DEVICE = 'cuda' if torch.cuda.is_available() else 'cpu'
print(f'Running on {DEVICE}')

## Data Pipeline
We'll use MNIST for familiarity. The transformation flattens each 28×28 image into a 784-dimensional vector so it fits the dense MLP.

In [None]:
set_seed(42)  # lock in deterministic initialisation and data order
transform = transforms.Compose([
    transforms.ToTensor(),  # converts PIL images to [0,1] tensors
    transforms.Lambda(lambda x: x.view(-1))  # flatten so the MLP can ingest the vector
])

train_data = datasets.MNIST(root='./data', train=True, download=True, transform=transform)
test_data = datasets.MNIST(root='./data', train=False, download=True, transform=transform)

# For notebook speed, keep loaders light. Adjust batch sizes as your hardware allows.
train_loader = torch.utils.data.DataLoader(train_data, batch_size=128, shuffle=True)
test_loader = torch.utils.data.DataLoader(test_data, batch_size=256, shuffle=False)

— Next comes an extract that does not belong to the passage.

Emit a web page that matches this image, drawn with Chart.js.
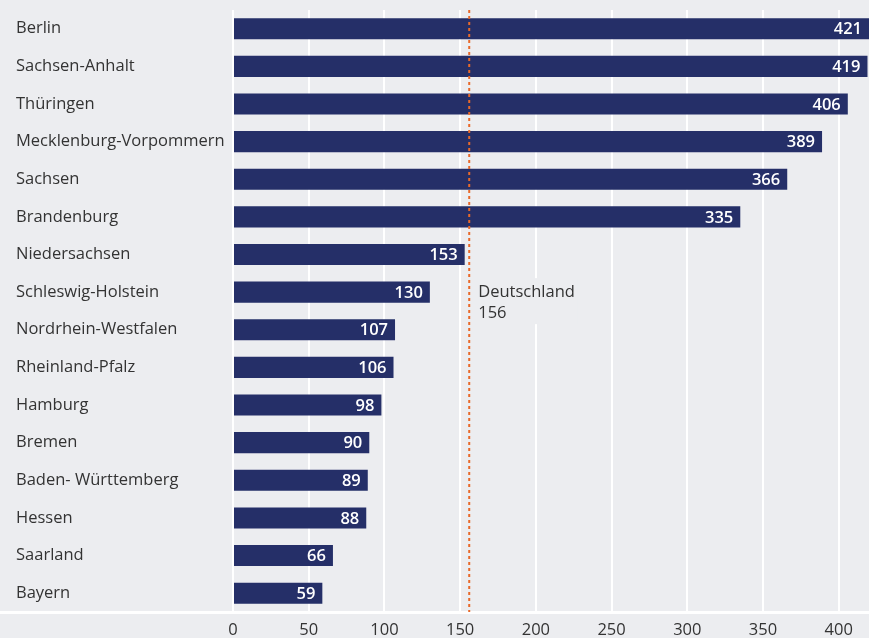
<!DOCTYPE html>
<html><head><meta charset="utf-8">
<script src="https://cdn.jsdelivr.net/npm/chart.js@4/dist/chart.umd.min.js"></script>
<style>html,body{margin:0;padding:0;background:#ecedf0;}#w{width:869px;height:638px;}</style>
</head><body><div id="w"><canvas id="c"></canvas></div>
<script>
const categories = ["Berlin","Sachsen-Anhalt","Thüringen","Mecklenburg-Vorpommern","Sachsen","Brandenburg","Niedersachsen","Schleswig-Holstein","Nordrhein-Westfalen","Rheinland-Pfalz","Hamburg","Bremen","Baden- Württemberg","Hessen","Saarland","Bayern"];
const values = [421,419,406,389,366,335,153,130,107,106,98,90,89,88,66,59];
const referenceLabel = ["Deutschland","156"];
const referenceValue = 156;
const xTicks = [0,50,100,150,200,250,300,350,400];

const FONT = "'Open Sans', 'Noto Sans', sans-serif";
const BG = '#ecedf0';

const bgPlugin = {
  id:'bg',
  beforeDraw(chart){
    const ctx = chart.ctx;
    ctx.save(); ctx.fillStyle = BG; ctx.fillRect(0,0,chart.width,chart.height); ctx.restore();
  },
  afterDatasetsDraw(chart){
    const ctx = chart.ctx, x = chart.scales.x, y = chart.scales.y, ca = chart.chartArea;
    ctx.save();
    ctx.strokeStyle = '#ffffff'; ctx.lineWidth = 3;
    ctx.beginPath(); ctx.moveTo(0, ca.bottom+0.5); ctx.lineTo(chart.width, ca.bottom+0.5); ctx.stroke();
    const rx = x.getPixelForValue(referenceValue);
    ctx.strokeStyle = '#e8692a'; ctx.lineWidth = 2; ctx.setLineDash([3,3]);
    ctx.beginPath(); ctx.moveTo(rx, ca.top); ctx.lineTo(rx, ca.bottom); ctx.stroke();
    ctx.setLineDash([]);
    ctx.font = '16.5px ' + FONT;
    const yc = (y.getPixelForValue(7));
    const w = Math.max(...referenceLabel.map(t=>ctx.measureText(t).width));
    ctx.fillStyle = BG;
    ctx.fillRect(rx+6, yc-14, w+6, 46);
    ctx.fillStyle = '#333333'; ctx.textBaseline = 'middle'; ctx.textAlign = 'left';
    ctx.fillText(referenceLabel[0], rx+9, yc);
    ctx.fillText(referenceLabel[1], rx+9, yc+21);
    const meta = chart.getDatasetMeta(0);
    ctx.font = '600 16.5px ' + FONT; ctx.fillStyle = '#ffffff'; ctx.textAlign = 'right';
    meta.data.forEach((bar,i)=>{
      const end = Math.min(bar.x, ca.right);
      ctx.fillText(String(values[i]), end-7, bar.y+1);
    });
    ctx.restore();
  }
};

new Chart(document.getElementById('c'), {
  type:'bar',
  data:{ labels: categories, datasets:[{ data: values, backgroundColor:'#252f68', barPercentage:0.56, categoryPercentage:1 }]},
  options:{
    indexAxis:'y', responsive:true, maintainAspectRatio:false, animation:false,
    layout:{ padding:{ left:16, top:7, right:0, bottom:0 } },
    plugins:{ legend:{display:false}, tooltip:{enabled:false} },
    scales:{
      x:{ min:0, max:420,
        afterBuildTicks(s){ s.ticks = xTicks.map(v=>({value:v})); },
        afterFit(s){ s.height = 26; },
        grid:{ color:'#ffffff', lineWidth:2, drawTicks:false },
        border:{ display:false },
        ticks:{ color:'#333333', font:{ family:FONT, size:16.5 }, padding:8, maxRotation:0 }
      },
      y:{
        afterFit(s){ s.width = 217; },
        grid:{ display:false, drawTicks:false }, border:{ display:false },
        ticks:{ crossAlign:'far', color:'#333333', font:{ family:FONT, size:16.5 }, padding:0 }
      }
    }
  },
  plugins:[bgPlugin]
});
</script></body></html>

## Build the Deterministic Network
The `MLP` from `deepuq.models` stacks linear layers, ReLU activations, and dropout. Dropout probability is the lever that controls predictive spread when we enable MC sampling.

In [None]:
model = MLP(input_dim=28*28, hidden_dims=[512, 256], output_dim=10, p_drop=0.2)
model.to(DEVICE)

# Adam usually converges quickly on MNIST; feel free to experiment with SGD or different learning rates.
optimizer = optim.Adam(model.parameters(), lr=1e-3)

## Quick Training Loop
We only iterate over a handful of mini-batches to illustrate the workflow. For serious experiments, increase the number of epochs and monitor validation metrics.

In [None]:
model.train()
loss_fn = nn.CrossEntropyLoss()
num_batches = 5  # keep training snappy inside the notebook
for step, (features, labels) in enumerate(train_loader, start=1):
    features, labels = features.to(DEVICE), labels.to(DEVICE)
    optimizer.zero_grad()
    logits = model(features)
    loss = loss_fn(logits, labels)
    loss.backward()
    optimizer.step()
    print(f'Batch {step}/{num_batches} - training loss: {loss.item():.3f}')
    if step >= num_batches:
        break

## Wrap with Monte Carlo Dropout
`MCDropoutWrapper` keeps dropout layers active during evaluation and runs repeated stochastic forward passes to build a predictive distribution.

In [None]:
model.eval()  # base model enters eval mode before wrapping
uq_model = MCDropoutWrapper(model=model, n_mc=50, apply_softmax=True)
uq_model.to(DEVICE)

# Grab a batch of test images to interrogate uncertainty.
sample_batch, sample_labels = next(iter(test_loader))
sample_batch = sample_batch.to(DEVICE)

with torch.inference_mode():
    mean_probs, var_probs = uq_model.predict(sample_batch)

print('Predictive mean shape:', mean_probs.shape)
print('Predictive variance shape:', var_probs.shape)
print('Example mean probs for first sample:', mean_probs[0])
print('Example predictive variance for first sample:', var_probs[0])

## Interpreting the Numbers
- `mean_probs`: average class probabilities over 50 stochastic forward passes.
- `var_probs`: per-class variance capturing epistemic uncertainty from dropout randomness.
You can visualise variance scores or aggregate them (e.g., maximum variance) to flag uncertain predictions.

## Next Steps
1. Increase `n_mc` to tighten Monte Carlo estimates at the cost of runtime.
2. Calibrate probabilities with temperature scaling using a held-out validation set.
3. Swap in your own architecture—`MCDropoutWrapper` works with any `nn.Module` containing dropout layers.